= Business to Arts =

Irish charitable organization

Business to Arts is an Irish membership-based, charitable organisation established in 1988. It brokers, enables and supports creative partnerships between businesses and individuals. Membership subscriptions by businesses and individuals form the primary source of funding for the organisation, together with funding from the Department of Culture, Communications and Sport.

== History and activities ==
Business to Arts was incorporated on 24 August 1988 under the name "Cothú.

The organisation runs the annual "Business to Arts Awards" which, as of 2021, was operated in partnership with the DAA (formerly Dublin Airport Authority) who commissioned original sculptures to award to the winning companies .

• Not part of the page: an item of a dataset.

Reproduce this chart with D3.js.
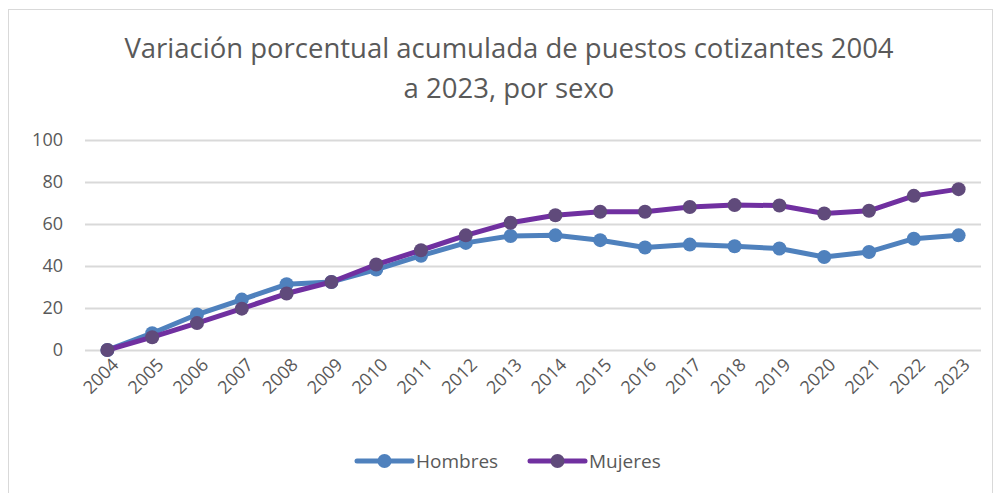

Business to Arts has also developed a series of arts funds. Some of these funds have involved the likes of Accenture for the Women on Walls Campaign, Bank of Ireland for the Begin Together Arts Fund, Dublin Port Company for the Port Perspectives - Community Arts Programme, and Dublin City Council for The Docklands Arts Fund.

New Stream, a project operated by Business to Arts, was established in 2009 to "strengthen the skills of the Irish cultural sector to generate new funding streams from non-public sources more effectively", and was funded by Bank of America Merrill Lynch and the Department of Tourism, Culture, Arts, Gaeltacht, Sport and Media. As part of the programme, a 24-month "Arts' Fellowship programme", was initiated in partnership with Dublin City Council Culture Company.

"Fund it" is a crowdfunding website, run by Business to Arts, for creative projects in Ireland. As of 2021, "Fund it" had reportedly helped raise over €5.2 million and supported over 1,200 creative projects.